**PROBLEM**
Lines holding the string "Rebuild" are the ones to copy from this listing.

--- START RECORDS PROVIDED ---

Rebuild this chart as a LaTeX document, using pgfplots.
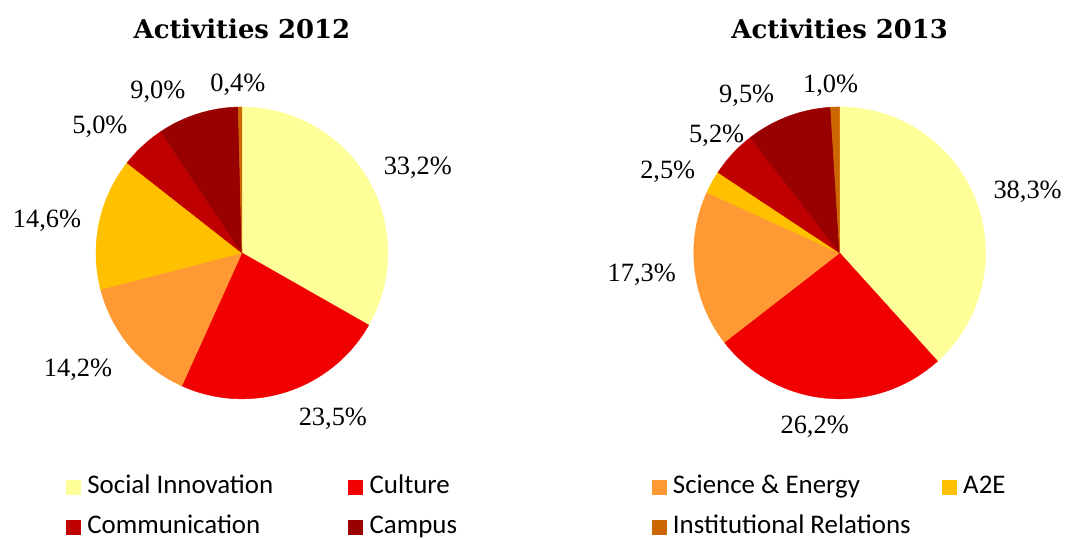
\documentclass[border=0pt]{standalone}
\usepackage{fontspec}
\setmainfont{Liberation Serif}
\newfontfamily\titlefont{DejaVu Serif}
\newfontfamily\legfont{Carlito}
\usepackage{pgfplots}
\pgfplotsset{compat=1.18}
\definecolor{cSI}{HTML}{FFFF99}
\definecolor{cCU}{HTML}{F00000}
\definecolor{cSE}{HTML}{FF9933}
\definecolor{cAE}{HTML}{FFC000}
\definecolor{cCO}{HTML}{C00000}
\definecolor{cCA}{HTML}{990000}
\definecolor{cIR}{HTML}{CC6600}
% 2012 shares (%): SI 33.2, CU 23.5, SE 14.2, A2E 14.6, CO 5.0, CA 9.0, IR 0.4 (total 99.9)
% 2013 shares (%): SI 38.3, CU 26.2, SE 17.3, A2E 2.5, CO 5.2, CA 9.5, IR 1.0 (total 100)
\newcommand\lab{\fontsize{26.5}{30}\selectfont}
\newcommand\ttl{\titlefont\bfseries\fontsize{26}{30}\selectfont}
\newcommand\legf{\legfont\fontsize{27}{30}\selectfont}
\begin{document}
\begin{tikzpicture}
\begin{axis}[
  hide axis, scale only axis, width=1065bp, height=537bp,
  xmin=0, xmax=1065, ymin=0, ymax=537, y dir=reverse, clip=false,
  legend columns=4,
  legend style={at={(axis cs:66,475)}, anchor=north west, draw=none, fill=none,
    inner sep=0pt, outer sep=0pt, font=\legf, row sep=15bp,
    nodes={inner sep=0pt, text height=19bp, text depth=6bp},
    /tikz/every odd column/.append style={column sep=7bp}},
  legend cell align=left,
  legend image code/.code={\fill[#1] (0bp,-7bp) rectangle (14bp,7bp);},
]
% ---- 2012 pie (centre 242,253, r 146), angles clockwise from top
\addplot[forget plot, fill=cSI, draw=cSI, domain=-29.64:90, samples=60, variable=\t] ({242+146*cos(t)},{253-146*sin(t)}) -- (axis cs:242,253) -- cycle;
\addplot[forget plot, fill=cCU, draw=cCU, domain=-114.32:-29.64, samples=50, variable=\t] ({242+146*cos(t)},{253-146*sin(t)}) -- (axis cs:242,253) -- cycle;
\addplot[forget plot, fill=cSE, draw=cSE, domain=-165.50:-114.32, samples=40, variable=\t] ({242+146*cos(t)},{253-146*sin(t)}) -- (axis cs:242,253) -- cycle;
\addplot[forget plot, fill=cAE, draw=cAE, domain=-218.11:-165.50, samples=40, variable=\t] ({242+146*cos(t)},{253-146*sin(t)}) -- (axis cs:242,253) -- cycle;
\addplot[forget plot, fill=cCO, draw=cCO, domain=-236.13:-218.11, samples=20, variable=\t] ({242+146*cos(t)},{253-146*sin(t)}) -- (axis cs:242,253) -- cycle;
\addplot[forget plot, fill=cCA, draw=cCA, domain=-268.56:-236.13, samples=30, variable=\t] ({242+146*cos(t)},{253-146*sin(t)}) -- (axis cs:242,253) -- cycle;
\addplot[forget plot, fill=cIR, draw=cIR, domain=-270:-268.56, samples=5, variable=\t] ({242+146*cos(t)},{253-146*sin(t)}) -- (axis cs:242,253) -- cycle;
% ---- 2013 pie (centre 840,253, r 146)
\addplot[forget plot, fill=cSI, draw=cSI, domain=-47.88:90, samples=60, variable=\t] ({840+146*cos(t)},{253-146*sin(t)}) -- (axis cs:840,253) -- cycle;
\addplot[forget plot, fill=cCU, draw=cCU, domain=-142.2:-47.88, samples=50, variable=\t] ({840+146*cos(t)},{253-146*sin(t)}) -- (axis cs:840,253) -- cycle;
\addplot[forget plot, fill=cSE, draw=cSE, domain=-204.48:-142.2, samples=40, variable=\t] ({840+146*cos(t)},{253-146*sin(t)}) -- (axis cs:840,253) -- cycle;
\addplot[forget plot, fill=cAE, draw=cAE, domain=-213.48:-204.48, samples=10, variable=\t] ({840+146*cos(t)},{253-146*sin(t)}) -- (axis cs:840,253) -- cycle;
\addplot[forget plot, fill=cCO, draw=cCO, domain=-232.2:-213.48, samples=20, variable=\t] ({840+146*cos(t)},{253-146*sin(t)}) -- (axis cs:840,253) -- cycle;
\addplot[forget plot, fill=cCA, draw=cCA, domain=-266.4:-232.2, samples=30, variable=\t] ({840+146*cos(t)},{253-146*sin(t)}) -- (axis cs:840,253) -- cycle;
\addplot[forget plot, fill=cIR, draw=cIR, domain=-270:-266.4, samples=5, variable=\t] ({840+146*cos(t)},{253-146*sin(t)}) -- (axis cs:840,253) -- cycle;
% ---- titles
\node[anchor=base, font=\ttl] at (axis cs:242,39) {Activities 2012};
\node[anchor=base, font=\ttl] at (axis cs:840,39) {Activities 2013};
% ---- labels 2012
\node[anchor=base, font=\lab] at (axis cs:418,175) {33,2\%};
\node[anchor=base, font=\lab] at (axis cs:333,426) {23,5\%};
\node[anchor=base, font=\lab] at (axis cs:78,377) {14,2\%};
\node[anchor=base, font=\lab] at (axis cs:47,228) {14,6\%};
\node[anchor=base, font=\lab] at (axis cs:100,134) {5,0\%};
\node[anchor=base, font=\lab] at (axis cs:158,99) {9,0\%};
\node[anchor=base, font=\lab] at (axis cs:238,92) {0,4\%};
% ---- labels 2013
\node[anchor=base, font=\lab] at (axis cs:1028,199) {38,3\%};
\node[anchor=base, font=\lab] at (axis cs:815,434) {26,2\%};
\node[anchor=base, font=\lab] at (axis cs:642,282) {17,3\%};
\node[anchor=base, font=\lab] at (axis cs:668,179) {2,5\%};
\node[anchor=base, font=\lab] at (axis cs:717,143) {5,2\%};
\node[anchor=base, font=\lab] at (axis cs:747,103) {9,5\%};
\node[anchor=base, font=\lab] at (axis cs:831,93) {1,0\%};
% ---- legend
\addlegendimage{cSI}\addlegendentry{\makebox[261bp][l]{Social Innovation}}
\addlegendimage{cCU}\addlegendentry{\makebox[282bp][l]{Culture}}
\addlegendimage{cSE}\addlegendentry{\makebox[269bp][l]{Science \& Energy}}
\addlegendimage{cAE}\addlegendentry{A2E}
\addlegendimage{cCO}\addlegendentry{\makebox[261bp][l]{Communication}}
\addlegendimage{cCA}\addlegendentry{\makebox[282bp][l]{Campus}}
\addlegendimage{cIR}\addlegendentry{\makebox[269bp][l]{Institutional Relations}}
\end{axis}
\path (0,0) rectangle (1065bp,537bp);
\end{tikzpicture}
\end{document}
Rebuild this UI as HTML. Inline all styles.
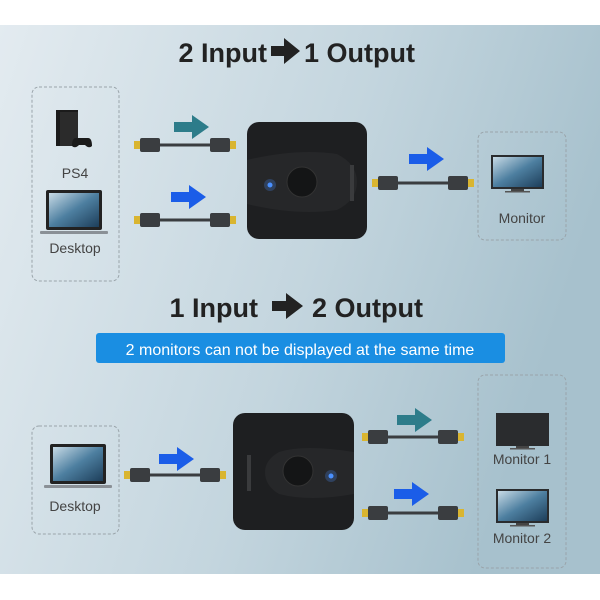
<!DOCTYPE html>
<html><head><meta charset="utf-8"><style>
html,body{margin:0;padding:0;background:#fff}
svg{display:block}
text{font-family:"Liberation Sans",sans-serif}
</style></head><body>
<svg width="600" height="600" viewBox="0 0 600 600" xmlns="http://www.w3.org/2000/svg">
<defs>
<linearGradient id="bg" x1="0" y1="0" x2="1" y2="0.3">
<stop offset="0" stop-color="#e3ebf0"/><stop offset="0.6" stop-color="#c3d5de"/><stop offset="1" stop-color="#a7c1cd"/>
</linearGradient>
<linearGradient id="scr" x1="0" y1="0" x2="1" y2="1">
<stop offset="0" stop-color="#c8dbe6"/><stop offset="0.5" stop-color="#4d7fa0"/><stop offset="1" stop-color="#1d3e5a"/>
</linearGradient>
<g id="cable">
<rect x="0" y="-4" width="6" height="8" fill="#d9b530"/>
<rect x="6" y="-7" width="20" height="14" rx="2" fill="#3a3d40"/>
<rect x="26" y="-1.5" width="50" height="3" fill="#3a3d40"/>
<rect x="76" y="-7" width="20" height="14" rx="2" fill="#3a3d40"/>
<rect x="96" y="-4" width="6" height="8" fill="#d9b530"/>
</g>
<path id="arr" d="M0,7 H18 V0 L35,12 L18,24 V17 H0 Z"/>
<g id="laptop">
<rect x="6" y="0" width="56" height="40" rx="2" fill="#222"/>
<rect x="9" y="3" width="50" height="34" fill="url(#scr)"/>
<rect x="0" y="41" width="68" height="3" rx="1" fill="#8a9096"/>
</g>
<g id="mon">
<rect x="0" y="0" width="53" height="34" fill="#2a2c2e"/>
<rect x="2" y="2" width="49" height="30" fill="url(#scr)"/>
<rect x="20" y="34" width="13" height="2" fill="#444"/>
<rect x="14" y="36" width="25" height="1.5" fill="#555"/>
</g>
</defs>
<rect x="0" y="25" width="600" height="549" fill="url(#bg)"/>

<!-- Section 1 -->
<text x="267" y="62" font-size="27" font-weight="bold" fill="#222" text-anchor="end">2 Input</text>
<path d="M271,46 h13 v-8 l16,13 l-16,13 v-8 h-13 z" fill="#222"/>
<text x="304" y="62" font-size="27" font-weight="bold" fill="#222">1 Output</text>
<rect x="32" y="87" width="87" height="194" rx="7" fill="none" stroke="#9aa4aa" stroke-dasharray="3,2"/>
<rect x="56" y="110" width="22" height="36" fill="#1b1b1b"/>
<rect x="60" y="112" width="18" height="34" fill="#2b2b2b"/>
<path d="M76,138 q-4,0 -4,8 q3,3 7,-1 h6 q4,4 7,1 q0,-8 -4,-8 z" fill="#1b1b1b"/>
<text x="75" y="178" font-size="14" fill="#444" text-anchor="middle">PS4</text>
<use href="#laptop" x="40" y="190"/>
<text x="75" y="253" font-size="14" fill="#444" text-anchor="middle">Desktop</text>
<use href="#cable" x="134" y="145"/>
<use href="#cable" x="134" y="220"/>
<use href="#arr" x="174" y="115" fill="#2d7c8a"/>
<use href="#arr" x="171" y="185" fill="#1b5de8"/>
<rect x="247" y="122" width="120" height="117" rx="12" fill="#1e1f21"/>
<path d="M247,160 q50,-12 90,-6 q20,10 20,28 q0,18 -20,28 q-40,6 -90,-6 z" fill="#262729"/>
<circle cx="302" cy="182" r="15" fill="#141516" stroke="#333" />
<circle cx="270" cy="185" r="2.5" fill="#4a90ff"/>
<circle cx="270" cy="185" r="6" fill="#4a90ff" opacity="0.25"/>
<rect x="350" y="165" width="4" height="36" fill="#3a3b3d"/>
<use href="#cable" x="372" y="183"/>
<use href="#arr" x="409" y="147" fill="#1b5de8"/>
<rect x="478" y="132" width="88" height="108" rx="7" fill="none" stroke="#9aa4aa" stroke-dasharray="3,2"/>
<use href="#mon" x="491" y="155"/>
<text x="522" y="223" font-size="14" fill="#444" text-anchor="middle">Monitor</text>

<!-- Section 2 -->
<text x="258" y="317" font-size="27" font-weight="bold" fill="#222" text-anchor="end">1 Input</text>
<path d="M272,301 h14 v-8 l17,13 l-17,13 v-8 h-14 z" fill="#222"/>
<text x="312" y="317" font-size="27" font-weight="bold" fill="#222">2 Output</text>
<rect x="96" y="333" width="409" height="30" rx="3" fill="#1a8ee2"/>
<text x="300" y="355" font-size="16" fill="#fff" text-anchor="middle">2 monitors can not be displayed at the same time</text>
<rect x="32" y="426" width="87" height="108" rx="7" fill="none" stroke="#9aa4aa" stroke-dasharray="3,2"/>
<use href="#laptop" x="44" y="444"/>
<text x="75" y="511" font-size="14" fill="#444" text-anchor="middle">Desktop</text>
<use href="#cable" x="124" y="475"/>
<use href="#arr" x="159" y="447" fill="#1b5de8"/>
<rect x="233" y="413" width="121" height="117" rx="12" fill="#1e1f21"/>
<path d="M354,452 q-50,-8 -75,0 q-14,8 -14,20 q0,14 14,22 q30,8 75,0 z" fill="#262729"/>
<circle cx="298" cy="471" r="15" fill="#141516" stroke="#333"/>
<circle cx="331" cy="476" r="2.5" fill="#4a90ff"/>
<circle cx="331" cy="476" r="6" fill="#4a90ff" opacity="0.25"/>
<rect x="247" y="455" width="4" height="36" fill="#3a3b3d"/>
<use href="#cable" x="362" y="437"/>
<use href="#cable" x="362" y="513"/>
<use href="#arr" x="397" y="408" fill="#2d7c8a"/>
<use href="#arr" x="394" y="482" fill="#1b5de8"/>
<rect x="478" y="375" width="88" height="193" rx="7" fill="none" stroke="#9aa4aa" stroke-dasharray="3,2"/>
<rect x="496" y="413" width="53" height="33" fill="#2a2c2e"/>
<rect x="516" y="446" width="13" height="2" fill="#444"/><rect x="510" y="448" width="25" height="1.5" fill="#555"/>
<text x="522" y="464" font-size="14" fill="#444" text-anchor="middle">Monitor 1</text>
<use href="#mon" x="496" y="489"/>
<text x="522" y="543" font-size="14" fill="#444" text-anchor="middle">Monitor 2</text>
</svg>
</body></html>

--- END RECORDS PROVIDED ---

**WRITTEN RESPONSE**
Rebuild this chart as a LaTeX document, using pgfplots.
Rebuild this UI as HTML. Inline all styles.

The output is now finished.